When people talk about AI education in India, the conversation almost always circles back to Bangalore, Pune, or Delhi. Agra rarely comes up. And honestly? That's exactly the problem.
I've been based in Agra for a while now, and one thing I've noticed is that students here are just as curious about technology as anyone in a metro city — they just don't have the same access. Most AI courses available online are either too expensive, too technical, or taught in a way that assumes you already have a computer science background.
So the real question isn't "is there scope for AI in Agra?" — the question is "why hasn't anyone made it accessible here yet?"
What AI actually looks like in 2026
AI in 2026 isn't just about writing code anymore. A student, a shopkeeper, a freelancer — anyone can use these tools practically without a CS degree. A Class 11 kid in Agra can automate tasks, create content, or build skills that give them a real edge in exams and job markets. The gap isn't ability. It's exposure.
Why Tier-2 cities have a hidden advantage
Here's something counterintuitive — students in cities like Agra, Meerut, or Kanpur who learn AI skills early face far less local competition. In Bangalore, everyone's doing an AI course. In Agra, if you know how to use these tools well, you immediately stand out — to colleges, employers, clients.
Early mover advantage is real. In 2026, it's still available — but the window is closing faster than most people realise.

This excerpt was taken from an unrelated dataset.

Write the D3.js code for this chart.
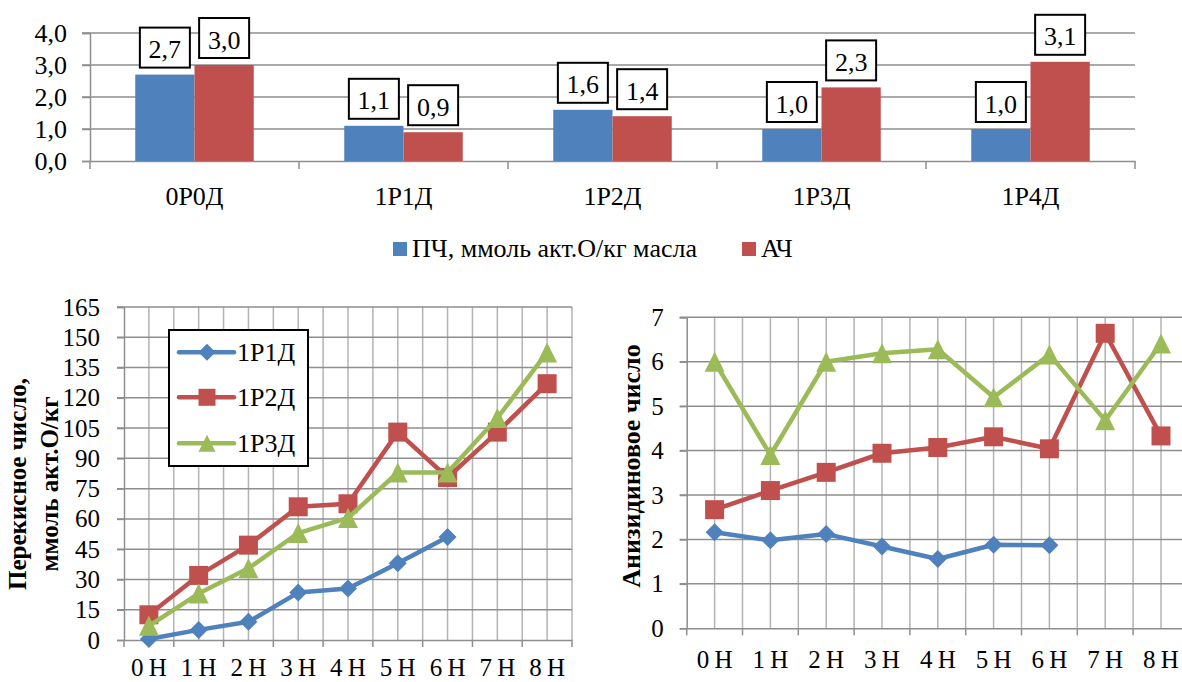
<!DOCTYPE html>
<html>
<head>
<meta charset="utf-8">
<script src="https://cdn.jsdelivr.net/npm/d3@7"></script>
<style>
  body { margin: 0; background: #fff; }
  svg { display: block; }
  text { font-family: "Liberation Serif", "Times New Roman", serif; fill: #000; }
</style>
</head>
<body>
<svg id="chart" width="1182" height="682"></svg>
<script>
// ---- Bar chart: peroxide and anisidine values per sample ----
const samples = ["0Р0Д", "1Р1Д", "1Р2Д", "1Р3Д", "1Р4Д"];
const barSeriesNames = ["ПЧ, ммоль акт.О/кг масла", "АЧ"];
const pvValues = [2.7, 1.1, 1.6, 1.0, 1.0];
const avValues = [3.0, 0.9, 1.4, 2.3, 3.1];
const barTicks = [0, 1, 2, 3, 4];

// ---- Line charts: dynamics over hours ----
const hours = ["0 Н", "1 Н", "2 Н", "3 Н", "4 Н", "5 Н", "6 Н", "7 Н", "8 Н"];
const lineSeriesNames = ["1Р1Д", "1Р2Д", "1Р3Д"];
const peroxide1R1D = [0.5, 5, 9, 23.5, 25.5, 38, 51];
const peroxide1R2D = [12.5, 32, 47, 66, 67.5, 103, 80.5, 103, 127];
const peroxide1R3D = [7, 23, 35.5, 53, 60.5, 83, 83, 110, 142.5];
const peroxideTicks = [0, 15, 30, 45, 60, 75, 90, 105, 120, 135, 150, 165];
const anisidine1R1D = [2.16, 1.98, 2.12, 1.84, 1.56, 1.88, 1.87];
const anisidine1R2D = [2.67, 3.1, 3.51, 3.94, 4.07, 4.31, 4.04, 6.64, 4.33];
const anisidine1R3D = [6.0, 3.9, 6.0, 6.19, 6.28, 5.2, 6.16, 4.68, 6.41];
const anisidineTicks = [0, 1, 2, 3, 4, 5, 6, 7];

const BLUE = "#4F81BD", RED = "#C0504D", GREEN = "#9BBB59";
const GRID = "#8e8e8e", GRID_V = "#b3b3b3";
const fmtComma = d => d3.format(".1f")(d).replace(".", ",");

const svg = d3.select("#chart");

// ================= Bar chart =================
(function barChart() {
  const g = svg.append("g");
  const x = d3.scaleBand().domain(samples).range([90, 1135]).paddingInner(0.433).paddingOuter(0.2165);
  const y = d3.scaleLinear().domain([0, 4]).range([161, 33]);
  const sub = d3.scaleBand().domain(barSeriesNames).range([0, x.bandwidth()]);
  const colors = [BLUE, RED];

  // horizontal gridlines
  g.append("g").selectAll("line").data(barTicks.filter(d => d > 0)).join("line")
    .attr("x1", 82).attr("x2", 1135)
    .attr("y1", d => y(d)).attr("y2", d => y(d))
    .attr("stroke", GRID).attr("stroke-width", 1.5);

  // y axis
  const ya = g.append("g").attr("transform", "translate(90,0)")
    .call(d3.axisLeft(y).tickValues(barTicks).tickFormat(fmtComma).tickSize(8).tickPadding(15));
  ya.selectAll("path,line").attr("stroke", GRID).attr("stroke-width", 1.5);
  ya.selectAll("text").attr("font-size", 26).attr("font-family", "Liberation Serif");

  // x axis (labels centred in bands, ticks on band boundaries)
  const xa = g.append("g").attr("transform", "translate(0,161)")
    .call(d3.axisBottom(x).tickSize(0).tickPadding(25.5));
  xa.select(".domain").attr("stroke", GRID).attr("stroke-width", 1.5);
  xa.selectAll("text").attr("font-size", 26).attr("font-family", "Liberation Serif");
  const bounds = d3.range(samples.length + 1).map(i => x.range()[0] + i * x.step());
  g.append("g").selectAll("line").data(bounds).join("line")
    .attr("x1", d => d).attr("x2", d => d).attr("y1", 161).attr("y2", 169)
    .attr("stroke", GRID).attr("stroke-width", 1.5);

  // bars
  const rows = samples.map((s, i) => ({ s, vals: [pvValues[i], avValues[i]] }));
  const grp = g.append("g").selectAll("g").data(rows).join("g")
    .attr("transform", d => `translate(${x(d.s)},0)`);
  grp.selectAll("rect").data(d => d.vals.map((v, k) => ({ v, k }))).join("rect")
    .attr("x", d => sub(barSeriesNames[d.k]))
    .attr("width", sub.bandwidth())
    .attr("y", d => y(d.v))
    .attr("height", d => y(0) - y(d.v))
    .attr("fill", d => colors[d.k]);

  // value labels in boxes
  const lab = grp.selectAll("g.lab").data(d => d.vals.map((v, k) => ({ v, k }))).join("g").attr("class", "lab")
    .attr("transform", d => `translate(${sub(barSeriesNames[d.k]) + sub.bandwidth() / 2},${y(d.v) - 7})`);
  lab.append("rect").attr("x", -25).attr("y", -40).attr("width", 50).attr("height", 40)
    .attr("fill", "#fff").attr("stroke", "#000").attr("stroke-width", 2);
  lab.append("text").attr("text-anchor", "middle").attr("y", -9.5).attr("font-size", 26)
    .text(d => fmtComma(d.v));

  // legend
  const legX = [393, 742];
  const leg = g.append("g").selectAll("g").data(barSeriesNames).join("g")
    .attr("transform", (d, i) => `translate(${legX[i]},0)`);
  leg.append("rect").attr("x", 0).attr("y", 242).attr("width", 14).attr("height", 14)
    .attr("fill", (d, i) => colors[i]);
  leg.append("text").attr("x", 19).attr("y", 257).attr("font-size", 26).text(d => d);
})();

// ================= Markers =================
function markerPath(type, s) {
  const h = s / 2;
  if (type === "diamond") return `M0,${-h}L${h},0L0,${h}L${-h},0Z`;
  if (type === "square") return `M${-h},${-h}H${h}V${h}H${-h}Z`;
  return `M0,${-h}L${h},${h}L${-h},${h}Z`;
}
const seriesStyle = [
  { color: BLUE, marker: "diamond", size: 18 },
  { color: RED, marker: "square", size: 19 },
  { color: GREEN, marker: "triangle", size: 20 }
];

function lineChart(cfg) {
  const g = svg.append("g");
  const x = d3.scaleBand().domain(hours).range([cfg.x0, cfg.x1]);
  const y = d3.scaleLinear().domain([0, cfg.ticks[cfg.ticks.length - 1]]).range([cfg.y0, cfg.y1]);
  const half = x.step() / 2;

  // vertical gridlines: at band boundaries and band centres
  const vlines = d3.range(hours.length * 2 + 1).map(i => cfg.x0 + i * half).filter(v => v > cfg.x0 + 0.5);
  g.append("g").selectAll("line").data(vlines).join("line")
    .attr("x1", d => d).attr("x2", d => d).attr("y1", cfg.y1).attr("y2", cfg.y0)
    .attr("stroke", GRID_V).attr("stroke-width", 1.5);
  // horizontal gridlines
  g.append("g").selectAll("line").data(cfg.ticks.filter(d => d > 0)).join("line")
    .attr("x1", cfg.x0 - 7).attr("x2", cfg.x1)
    .attr("y1", d => y(d)).attr("y2", d => y(d))
    .attr("stroke", GRID).attr("stroke-width", 1.5);

  // axes
  const ya = g.append("g").attr("transform", `translate(${cfg.x0},0)`)
    .call(d3.axisLeft(y).tickValues(cfg.ticks).tickSize(7).tickPadding(cfg.yPad).tickFormat(d3.format("d")));
  ya.selectAll("path,line").attr("stroke", GRID).attr("stroke-width", 1.5);
  ya.selectAll("text").attr("font-size", 25).attr("font-family", "Liberation Serif");

  const xa = g.append("g").attr("transform", `translate(0,${cfg.y0})`)
    .call(d3.axisBottom(x).tickSize(0).tickPadding(cfg.xPad));
  xa.select(".domain").attr("stroke", GRID).attr("stroke-width", 1.5);
  xa.selectAll("text").attr("font-size", 25).attr("font-family", "Liberation Serif").attr("word-spacing", -1);
  const bounds = d3.range(hours.length + 1).map(i => cfg.x0 + i * x.step());
  g.append("g").selectAll("line").data(bounds).join("line")
    .attr("x1", d => d).attr("x2", d => d).attr("y1", cfg.y0).attr("y2", cfg.y0 + 7)
    .attr("stroke", GRID).attr("stroke-width", 1.5);

  // axis title
  const title = g.append("text").attr("font-weight", "bold").attr("font-size", cfg.titleSize)
    .attr("text-anchor", "middle")
    .attr("transform", `translate(${cfg.titleX},${cfg.titleY}) rotate(-90)`);
  cfg.title.forEach((line, i) => {
    title.append("tspan").attr("x", 0).attr("y", i * cfg.titleGap).text(line);
  });

  // series
  const line = d3.line().x((d, i) => x(hours[i]) + half).y(d => y(d));
  cfg.series.forEach((vals, k) => {
    const st = seriesStyle[k];
    const sg = g.append("g");
    sg.append("path").datum(vals).attr("d", line).attr("fill", "none")
      .attr("stroke", st.color).attr("stroke-width", 4.5).attr("stroke-linejoin", "round");
    sg.selectAll("path.m").data(vals).join("path").attr("class", "m")
      .attr("d", markerPath(st.marker, st.size))
      .attr("transform", (d, i) => `translate(${x(hours[i]) + half},${y(d)})`)
      .attr("fill", st.color);
  });

  if (cfg.legend) {
    const L = cfg.legend;
    const lg = g.append("g");
    lg.append("rect").attr("x", L.x).attr("y", L.y).attr("width", L.w).attr("height", L.h)
      .attr("fill", "#fff").attr("stroke", "#000").attr("stroke-width", 2);
    const items = lg.selectAll("g").data(lineSeriesNames).join("g")
      .attr("transform", (d, i) => `translate(${L.x},${L.rows[i]})`);
    items.append("line").attr("x1", 10).attr("x2", 65).attr("y1", 0).attr("y2", 0)
      .attr("stroke", (d, i) => seriesStyle[i].color).attr("stroke-width", 4.5).attr("stroke-linecap", "round");
    items.append("path").attr("d", (d, i) => markerPath(seriesStyle[i].marker, 17))
      .attr("transform", "translate(38,0)").attr("fill", (d, i) => seriesStyle[i].color);
    items.append("text").attr("x", 68).attr("y", 9).attr("font-size", 26).text(d => d);
  }
}

lineChart({
  x0: 124, x1: 572, y0: 640, y1: 307, ticks: peroxideTicks, yPad: 17, xPad: 18,
  series: [peroxide1R1D, peroxide1R2D, peroxide1R3D],
  title: ["Перекисное число,", "ммоль акт.О/кг"], titleX: 26, titleY: 484, titleGap: 32, titleSize: 25,
  legend: { x: 169, y: 330, w: 139, h: 136, rows: [352.3, 397.3, 443.3] }
});

lineChart({
  x0: 686.7, x1: 1188.9, y0: 628.3, y1: 317.3, ticks: anisidineTicks, yPad: 16, xPad: 22,
  series: [anisidine1R1D, anisidine1R2D, anisidine1R3D],
  title: ["Анизидиновое число"], titleX: 640, titleY: 466, titleGap: 0, titleSize: 26
});
</script>
</body>
</html>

What I've been noticing lately
Interestingly, I've started seeing some ground-level movement here. A few people are actually trying to bring structured, practical AI training to Agra — not online courses, but in-person, hands-on stuff tailored for local students and working professionals. Still early days, but it feels like something is finally shifting.
Whether it scales or not, I don't know. But the intent is there — and that itself is new.
The bottom line
Agra has talent. Agra has ambition. What it lacks is access — and that's the only thing standing between students here and the same opportunities metro kids take for granted.
Curious if anyone else from smaller cities feels the same way. Is AI education actually reaching Tier-2 India?